As shown in Figure 4, progressively lowering the uncertainty threshold (from $u=1.0$ to $u=0.1$) excludes low-confidence predictions, resulting in consistent improvements across all performance metrics: accuracy increases from 86.12% to 93.59%, F1 from 83.14% to 93.22%, PR-AUC from 85.25% to 89.17%, and ROC-AUC from 92.87% to 95.10%. These threshold-dependent enhancements validate the model’s ability to reliably distinguish between high- and low-confidence predictions. This capability supports the implementation of dynamic triage protocols: automated nurse-led interventions for high-confidence cases and prioritized cardiologist evaluation for uncertain predictions, thereby optimizing resource allocation in time-sensitive healthcare environments with high patient throughput.

5.4. Limitations

While the proposed model demonstrates strong performance and reliable uncertainty estimation, several limitations should be acknowledged. First, the model was trained and evaluated solely on the PhysioNet 2017 Challenge dataset. Although this dataset is widely used and clinically relevant, the generalizability of our approach to other ECG datasets or real-world clinical environments remains unverified. Second, the current model operates on single-lead ECG signals, which may restrict its applicability in multi-lead clinical settings where richer diagnostic information is available. Third, although Subjective Logic provides an interpretable uncertainty measure, the clinical utility of uncertainty-guided triage has not been prospectively validated with human experts. Future work should explore external validation, integration with multi-lead ECGs, and prospective clinical evaluation to establish broader applicability and real-world effectiveness.

6. Conclusions

In this paper, we present a deep learning model for the reliable interpretation of ECG signals. The model leverages shortcut connections to construct a sufficiently deep network capable of extracting comprehensive and high-level features. Instead of the conventional softmax function—which is prone to overconfidence and poses risks in clinical applications—we employ the Dirichlet distribution to estimate class probabilities as predictive confidence. Additionally, the model incorporates Subjective Logic to explicitly quantify overall uncertainty, thereby enabling dynamic triage decisions aligned with clinical protocols.

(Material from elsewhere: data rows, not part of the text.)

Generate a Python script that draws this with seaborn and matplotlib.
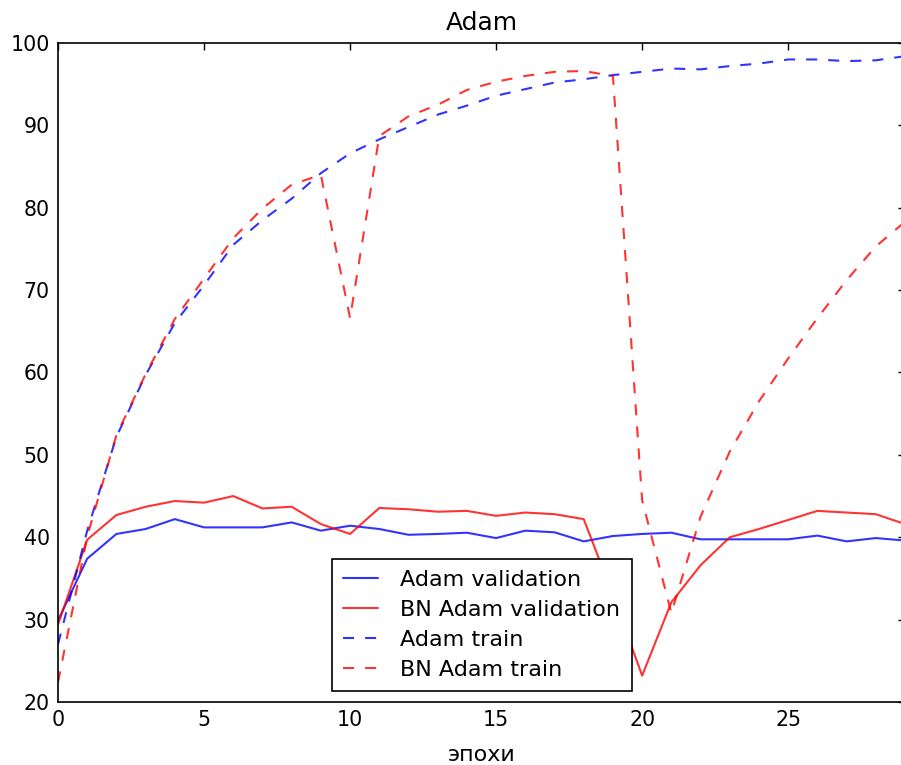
import matplotlib
matplotlib.use("Agg")
import matplotlib.pyplot as plt
import seaborn as sns

# эпохи 0..29
epochs = list(range(30))

adam_val = [29.9, 37.4, 40.4, 41.0, 42.2, 41.2, 41.2, 41.2, 41.8, 40.8,
            41.4, 41.0, 40.3, 40.4, 40.55, 39.9, 40.8, 40.6, 39.5, 40.15,
            40.4, 40.55, 39.75, 39.75, 39.75, 39.75, 40.2, 39.5, 39.9, 39.6]
bn_adam_val = [29.4, 39.7, 42.7, 43.7, 44.4, 44.2, 45.0, 43.5, 43.7, 41.6,
               40.4, 43.55, 43.4, 43.1, 43.2, 42.6, 43.0, 42.8, 42.2, 33.0,
               23.2, 32.1, 36.6, 40.0, 41.0, 42.1, 43.2, 43.0, 42.8, 41.6]
adam_train = [27.0, 40.8, 52.2, 59.7, 66.0, 70.6, 75.5, 78.5, 81.1, 84.2,
              86.6, 88.3, 89.8, 91.3, 92.4, 93.6, 94.4, 95.2, 95.6, 96.1,
              96.5, 96.9, 96.8, 97.2, 97.5, 98.0, 98.0, 97.8, 97.9, 98.4]
bn_adam_train = [22.4, 40.1, 52.4, 59.8, 66.5, 71.4, 76.3, 79.9, 82.8, 84.0,
                 66.6, 88.7, 91.1, 92.5, 94.3, 95.3, 96.0, 96.5, 96.6, 96.0,
                 44.5, 30.8, 42.5, 50.4, 56.5, 61.7, 66.6, 71.2, 75.3, 78.3]

sns.set_style("white", {
    "axes.edgecolor": "black",
    "xtick.direction": "in",
    "ytick.direction": "in",
    "text.color": "black",
    "axes.labelcolor": "black",
    "xtick.color": "black",
    "ytick.color": "black",
})
plt.rcParams["font.family"] = ["DejaVu Sans"]
plt.rcParams["lines.dashed_pattern"] = [5.3, 5.3]
plt.rcParams["xtick.top"] = True
plt.rcParams["ytick.right"] = True

fig = plt.figure(figsize=(9.01, 7.65), dpi=100)
ax = fig.add_axes([58 / 901, 1 - 702 / 765, (905 - 58) / 901, (702 - 43) / 765])

sns.lineplot(x=epochs, y=adam_val, color="b", alpha=0.8, lw=1.5, label="Adam validation", ax=ax)
sns.lineplot(x=epochs, y=bn_adam_val, color="r", alpha=0.8, lw=1.5, label="BN Adam validation", ax=ax)
sns.lineplot(x=epochs, y=adam_train, color="b", alpha=0.8, lw=1.5, ls="--", label="Adam train", ax=ax)
sns.lineplot(x=epochs, y=bn_adam_train, color="r", alpha=0.8, lw=1.5, ls="--", label="BN Adam train", ax=ax)

ax.set_xlim(0, 29)
ax.set_ylim(20, 100)
ax.set_xticks([0, 5, 10, 15, 20, 25])
ax.set_yticks(range(20, 101, 10))
ax.tick_params(axis="both", labelsize=14.8, length=5, width=1, color="black", pad=6)
for s in ax.spines.values():
    s.set_linewidth(1.2)
    s.set_color("black")

ax.set_title("Adam", fontsize=18, pad=9)
ax.set_xlabel("эпохи", fontsize=16, labelpad=10.5)

leg = ax.legend(loc="lower center", fontsize=16, frameon=True, fancybox=False,
                edgecolor="black", handlelength=1.6, handletextpad=1.0,
                labelspacing=0.45, borderpad=0.5)
leg.get_frame().set_linewidth(1.2)
leg.get_frame().set_alpha(1)

fig.savefig("out.png", dpi=100)
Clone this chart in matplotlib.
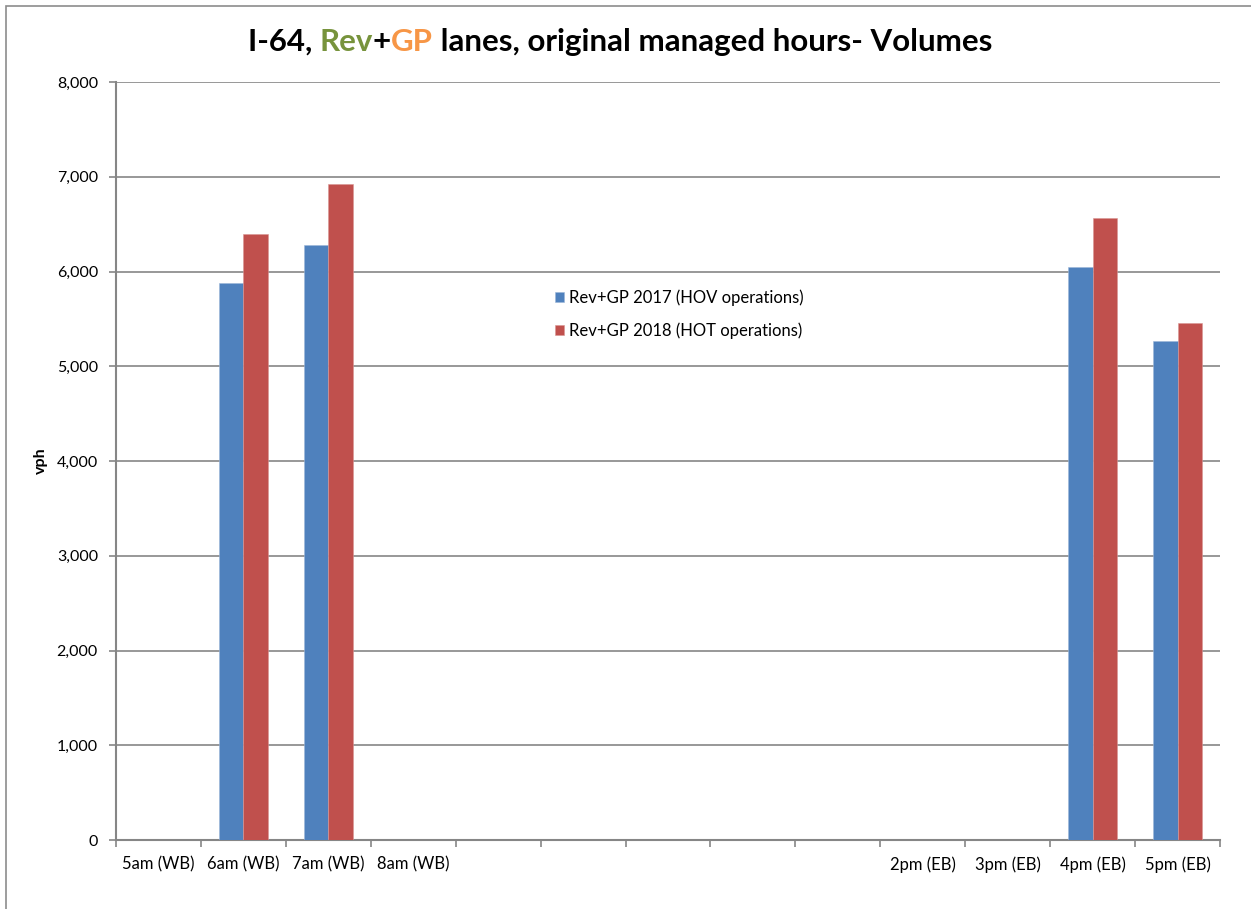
import matplotlib
matplotlib.use("Agg")
import matplotlib.pyplot as plt
from matplotlib.patches import Rectangle
from matplotlib.ticker import FuncFormatter, MultipleLocator
import numpy as np

plt.rcParams["font.family"] = ["Lato", "DejaVu Sans"]

# data
categories = ["5am (WB)", "6am (WB)", "7am (WB)", "8am (WB)", "", "", "", "", "",
              "2pm (EB)", "3pm (EB)", "4pm (EB)", "5pm (EB)"]
vol_2017 = [0, 5880, 6280, 0, 0, 0, 0, 0, 0, 0, 0, 6050, 5265]
vol_2018 = [0, 6395, 6920, 0, 0, 0, 0, 0, 0, 0, 0, 6565, 5455]
series_names = ["Rev+GP 2017 (HOV operations)", "Rev+GP 2018 (HOT operations)"]

BLUE = "#4F81BD"
RED = "#C0504D"
GRID = "#868686"

W, H = 1251, 909
fig = plt.figure(figsize=(W / 100, H / 100), dpi=100)
ax = fig.add_axes([116 / W, 1 - 840 / H, 1104 / W, 758 / H])

# outer chart frame (only top/left edges visible in the reference)
fig.patches.append(Rectangle((6 / W, -0.1), 1.2, 1 - 6 / H + 0.1,
                             transform=fig.transFigure, fill=False,
                             edgecolor="#8c8c8c", linewidth=1.2))

x = np.arange(len(categories))
bw = 1 / 3.5  # excel gap width 150%
ax.bar(x - bw / 2, vol_2017, bw, color=BLUE, label=series_names[0],
       edgecolor="#9db7d9", linewidth=0.4, zorder=3)
ax.bar(x + bw / 2, vol_2018, bw, color=RED, label=series_names[1],
       edgecolor="#d99694", linewidth=0.4, zorder=3)

ax.set_xlim(-0.5, len(categories) - 0.5)
ax.set_ylim(0, 8000)
ax.yaxis.set_major_locator(MultipleLocator(1000))
ax.yaxis.set_major_formatter(FuncFormatter(lambda v, p: f"{int(v):,}"))
ax.grid(axis="y", color=GRID, linewidth=1.2, zorder=0)

ax.set_xticks(x)
ax.set_xticklabels(categories)
ax.set_xticks(np.arange(len(categories) + 1) - 0.5, minor=True)
ax.tick_params(axis="x", which="major", length=0, pad=12, labelsize=12)
ax.tick_params(axis="x", which="minor", length=5, color=GRID, width=1.2)
ax.tick_params(axis="y", length=5, color=GRID, width=1.2, labelsize=11.5, pad=8)

for side in ["top", "right"]:
    ax.spines[side].set_visible(False)
for side in ["left", "bottom"]:
    ax.spines[side].set_color(GRID)
    ax.spines[side].set_linewidth(1.5)

ax.set_ylabel("vph", fontweight="bold", fontsize=11.5, labelpad=6)

ax.legend(loc="center left", bbox_to_anchor=(0.384, 0.694), frameon=False,
          fontsize=12, handlelength=0.55, handleheight=0.55,
          handletextpad=0.3, labelspacing=1.0)

# multi-coloured title, pieces placed side by side
pieces = [("I-64, ", "black"), ("Rev", "#77933C"), ("+", "black"),
          ("GP", "#F79646"), (" lanes, original managed hours- Volumes", "black")]
renderer = fig.canvas.get_renderer()
tprops = dict(fontsize=22.5, fontweight="bold")


def text_width(s):
    t = fig.text(0, 0, s + "x", **tprops)
    w1 = t.get_window_extent(renderer).width
    t.remove()
    t = fig.text(0, 0, "x", **tprops)
    w2 = t.get_window_extent(renderer).width
    t.remove()
    return w1 - w2


full = "".join(p[0] for p in pieces)
total = text_width(full)
x0 = 620 - total / 2
ty = 1 - 42 / H
prefix = ""
for s, c in pieces:
    px = x0 + text_width(prefix)
    fig.text(px / W, ty, s, color=c, va="center", ha="left", **tprops)
    prefix += s

fig.savefig("out.png", dpi=100)
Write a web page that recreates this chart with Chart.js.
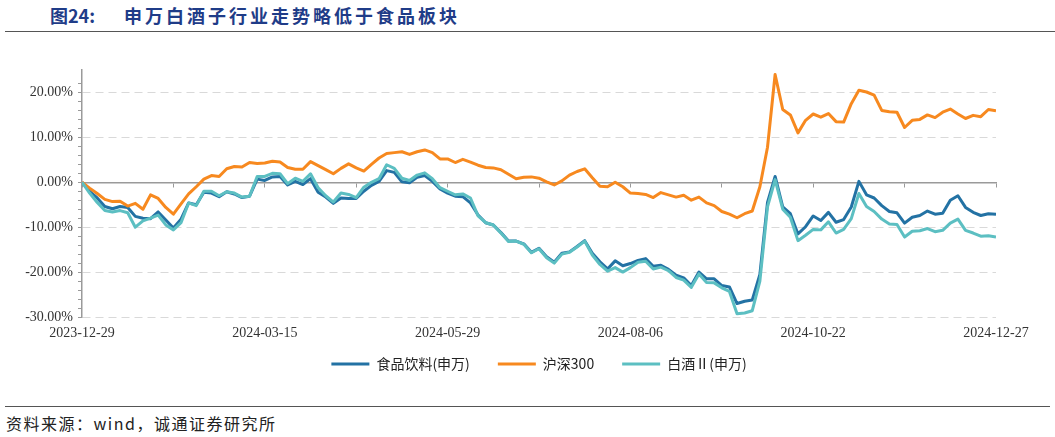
<!DOCTYPE html>
<html>
<head>
<meta charset="utf-8">
<title>申万白酒子行业走势略低于食品板块</title>
<script src="https://cdn.jsdelivr.net/npm/chart.js@4.4.1/dist/chart.umd.min.js"></script>
<style>
    body { margin: 0; background: #fff; width: 1055px; height: 437px; position: relative; overflow: hidden; font-family: "Noto Sans CJK SC", sans-serif; }
    .title { position: absolute; top: 4px; font-size: 18px; font-weight: bold; color: #1f3c88; white-space: nowrap; line-height: 22px; }
    .rule { position: absolute; left: 5px; right: 0; height: 0; border-top: 1.5px solid #555; }
    #wrap { position: absolute; left: 0; top: 40px; width: 1055px; height: 341px; }
    .source { position: absolute; left: 6px; top: 412px; font-size: 16px; letter-spacing: 1.5px; color: #222; line-height: 22px; white-space: nowrap; }
</style>
</head>
<body>
<div class="title" style="left:50px">图24:</div>
<div class="title" style="left:124px; letter-spacing:3px">申万白酒子行业走势略低于食品板块</div>
<div class="rule" style="top:31px"></div>
<div id="wrap"><canvas id="lineChart"></canvas></div>
<div class="rule" style="top:406px; right:5px"></div>
<div class="source">资料来源：wind，诚通证券研究所</div>
<script>
// trading-day index since 2023-12-29, sampled every 2 days
var days = [0, 2, 4, 6, 8, 10, 12, 14, 16, 18, 20, 22, 24, 26, 28, 30, 32, 34, 36, 38,
    40, 42, 44, 46, 48, 50, 52, 54, 56, 58, 60, 62, 64, 66, 68, 70, 72, 74, 76, 78,
    80, 82, 84, 86, 88, 90, 92, 94, 96, 98, 100, 102, 104, 106, 108, 110, 112, 114, 116, 118,
    120, 122, 124, 126, 128, 130, 132, 134, 136, 138, 140, 142, 144, 146, 148, 150, 152, 154, 156, 158,
    160, 162, 164, 166, 168, 170, 172, 174, 176, 178, 180, 182, 184, 186, 188, 190, 192, 194, 196, 198,
    200, 202, 204, 206, 208, 210, 212, 214, 216, 218, 220, 222, 224, 226, 228, 230, 232, 234, 236, 238, 240];

var tickDays = [0, 48, 96, 144, 192, 240];
var tickLabels = ['2023-12-29', '2024-03-15', '2024-05-29', '2024-08-06', '2024-10-22', '2024-12-27'];

var seriesNames = ['食品饮料(申万)', '沪深300', '白酒Ⅱ(申万)'];

// cumulative return, %
var foodBev = [0, -2.0, -3.5, -5.4, -5.9, -5.4, -5.6, -7.6, -8.0, -8.1,
    -6.6, -8.4, -10.2, -8.2, -4.6, -5.0, -2.2, -2.4, -3.2, -2.1,
    -2.6, -3.4, -3.1, 0.7, 0.4, 1.2, 1.3, -0.6, 0.2, -0.5,
    0.8, -2.2, -3.3, -4.7, -3.5, -3.6, -3.6, -2.0, -0.7, 0.2,
    2.6, 2.2, 0.1, -0.1, 1.1, 1.5, 0.2, -1.5, -2.4, -3.1,
    -3.2, -4.6, -7.3, -9.0, -9.5, -11.2, -13.1, -13.1, -13.7, -15.6,
    -14.7, -16.6, -17.8, -15.8, -15.5, -14.3, -13.0, -15.8, -17.7, -19.3,
    -17.5, -18.6, -18.1, -17.4, -17.0, -18.7, -18.5, -19.4, -20.7, -21.3,
    -23.0, -20.0, -21.5, -21.5, -23.0, -23.3, -27.0, -26.5, -26.2, -20.5,
    -4.5, 1.3, -5.5, -7.0, -11.5, -9.9, -7.5, -8.5, -6.7, -8.9,
    -8.3, -5.5, 0.2, -2.8, -3.5, -5.2, -6.5, -6.8, -9.1, -7.8,
    -7.4, -6.4, -7.1, -6.9, -4.0, -3.0, -5.6, -6.7, -7.4, -7.0, -7.1];

var hs300 = [0, -1.3, -2.5, -3.8, -4.3, -4.2, -5.3, -4.7, -6.0, -2.8,
    -3.6, -5.6, -7.1, -4.8, -2.6, -1.0, 0.7, 1.5, 1.3, 3.0,
    3.5, 3.4, 4.4, 4.2, 4.3, 4.7, 4.5, 3.3, 2.9, 2.9,
    4.6, 3.7, 2.8, 1.9, 3.1, 4.1, 3.2, 2.5, 4.0, 5.4,
    6.4, 6.6, 6.8, 6.2, 6.8, 7.2, 6.6, 5.2, 5.2, 4.4,
    5.1, 4.5, 3.8, 3.3, 3.2, 2.8, 1.8, 0.8, 1.1, 1.2,
    0.9, 0.1, -0.6, 0.3, 1.6, 2.4, 3.0, 1.0, -0.9, -1.0,
    0.0, -1.0, -2.4, -2.5, -2.7, -3.4, -2.3, -2.8, -3.3, -2.9,
    -4.0, -3.3, -4.6, -5.2, -6.5, -7.1, -7.9, -7.0, -6.4, -1.0,
    7.8, 24.0, 16.2, 15.0, 11.0, 13.8, 15.2, 14.5, 15.3, 13.5,
    13.4, 17.5, 20.5, 20.1, 19.4, 16.0, 15.7, 15.6, 12.2, 13.8,
    14.0, 15.0, 14.4, 15.6, 16.3, 15.2, 14.2, 14.9, 14.6, 16.2, 15.9];

var baijiu = [0, -2.4, -4.5, -6.3, -6.6, -6.3, -6.8, -10.0, -8.6, -8.0,
    -7.3, -9.5, -10.6, -9.0, -4.6, -5.2, -2.0, -2.0, -3.0, -2.1,
    -2.4, -3.3, -3.1, 1.3, 1.3, 2.0, 1.9, -0.3, 0.9, 0.2,
    1.9, -1.2, -3.0, -4.4, -2.4, -2.7, -3.4, -1.1, 0.0, 0.8,
    3.9, 3.1, 0.9, 0.4, 1.6, 2.1, 0.8, -1.2, -2.0, -2.8,
    -2.6, -3.5, -7.5, -9.0, -9.5, -11.3, -13.2, -13.1, -13.8, -15.7,
    -14.8, -16.8, -18.0, -16.0, -15.6, -14.4, -13.1, -16.2, -18.3, -19.8,
    -19.0, -20.0, -19.0, -17.8, -17.6, -19.3, -18.9, -19.7, -21.2, -21.8,
    -23.4, -20.4, -22.3, -22.4, -23.5, -24.3, -29.3, -29.1, -28.6, -22.0,
    -5.5, 0.6, -6.0, -7.8, -13.0, -11.8, -10.5, -10.6, -8.8, -11.3,
    -10.5, -8.1, -2.5, -5.4, -6.5, -8.2, -9.3, -9.4, -12.2, -10.9,
    -10.8, -10.3, -11.0, -10.7, -9.1, -8.2, -10.7, -11.3, -12.0, -11.9, -12.2];

var colors = ['#2372a4', '#f7891f', '#5cbfc2'];

function makeSet(i, values, order) {
    return {
        label: seriesNames[i],
        data: values,
        borderColor: colors[i],
        backgroundColor: colors[i],
        borderWidth: 3,
        borderJoinStyle: 'round',
        pointRadius: 0,
        tension: 0,
        fill: false,
        order: order
    };
}

function createChart() {
    Chart.defaults.font.family = "'Liberation Serif', serif";
    var ctx = document.getElementById('lineChart').getContext('2d');
    var axisGray = '#9a9a9a';

    var lineChart = new Chart(ctx, {
        type: 'line',
        data: {
            labels: days,
            datasets: [makeSet(0, foodBev, 3), makeSet(1, hs300, 2), makeSet(2, baijiu, 1)]
        },
        options: {
            responsive: true,
            maintainAspectRatio: false,
            animation: false,
            layout: { padding: { left: 0, right: 59, top: 30, bottom: 0 } },
            scales: {
                // data axis, only keeps a gap between the plot and the legend
                x: {
                    type: 'linear',
                    min: 0,
                    max: 240,
                    position: 'bottom',
                    afterFit: function (scale) { scale.height = 12; },
                    ticks: { display: false },
                    grid: { display: false, drawTicks: false },
                    border: { display: false }
                },
                // date labels under the -30% line
                xDates: {
                    type: 'linear',
                    axis: 'x',
                    min: 0,
                    max: 240,
                    position: { y: -30 },
                    afterBuildTicks: function (scale) {
                        scale.ticks = tickDays.map(function (d) { return { value: d }; });
                    },
                    ticks: {
                        autoSkip: false,
                        maxRotation: 0,
                        padding: 8,
                        color: '#333',
                        font: { size: 14 },
                        callback: function (v) { return tickLabels[tickDays.indexOf(v)]; }
                    },
                    grid: { display: false, drawTicks: false },
                    border: { display: false }
                },
                // zero line with its tick marks
                x2: {
                    type: 'linear',
                    axis: 'x',
                    min: 0,
                    max: 240,
                    position: { y: 0 },
                    ticks: { stepSize: 24, display: false },
                    grid: { drawOnChartArea: false, drawTicks: true, tickLength: 4, tickColor: axisGray, tickWidth: 1 },
                    border: { color: axisGray, width: 1.5 }
                },
                y: {
                    min: -30,
                    max: 25,
                    afterFit: function (scale) { scale.width = 82; },
                    afterBuildTicks: function (scale) {
                        scale.ticks = scale.ticks.filter(function (t) { return t.value <= 24; });
                    },
                    ticks: {
                        stepSize: 2,
                        autoSkip: false,
                        padding: 5,
                        color: '#333',
                        font: { size: 14 },
                        callback: function (v) { return v % 10 === 0 ? v.toFixed(2) + '%' : ''; }
                    },
                    grid: {
                        color: function (c) {
                            if (c.tick && c.tick.value % 10 === 0 && c.tick.value !== 0) return '#d9d9d9';
                            return 'rgba(0,0,0,0)';
                        },
                        lineWidth: 1,
                        tickLength: 4,
                        tickColor: axisGray
                    },
                    border: { color: axisGray, width: 1.5, dash: [8, 5] }
                }
            },
            plugins: {
                tooltip: { enabled: false },
                legend: {
                    position: 'bottom',
                    fullSize: false,
                    labels: {
                        boxWidth: 38,
                        boxHeight: 3,
                        padding: 28,
                        color: '#222',
                        font: { family: "'Noto Sans CJK SC', sans-serif", size: 14 },
                        sort: function (a, b) { return a.datasetIndex - b.datasetIndex; },
                        generateLabels: function (chart) {
                            var items = Chart.defaults.plugins.legend.labels.generateLabels(chart);
                            items.forEach(function (it) { it.fillStyle = it.strokeStyle; it.lineWidth = 0; });
                            return items;
                        }
                    }
                }
            }
        }
    });
    console.log('chart ready', lineChart.chartArea);
}

createChart();
</script>
</body>
</html>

Evaluated on the PhysioNet Challenge 2017 dataset, the model outperformed baselines on 3 of 4 classification metrics and reduced overconfidence to just 0.59%, compared to baseline models ranging from 12% to 22%. By decreasing the uncertainty threshold to reject low-confidence predictions, the model’s performance improved monotonically, achieving 93.59% accuracy, 93.22% F1, 89.17% PR-AUC, and 95.10% ROC-AUC at the optimal threshold $u=0.1$. These results underscore the model’s clinical relevance, bridging algorithmic reliability with trustworthiness—particularly crucial in time-sensitive settings where overconfidence can lead to misdiagnosis.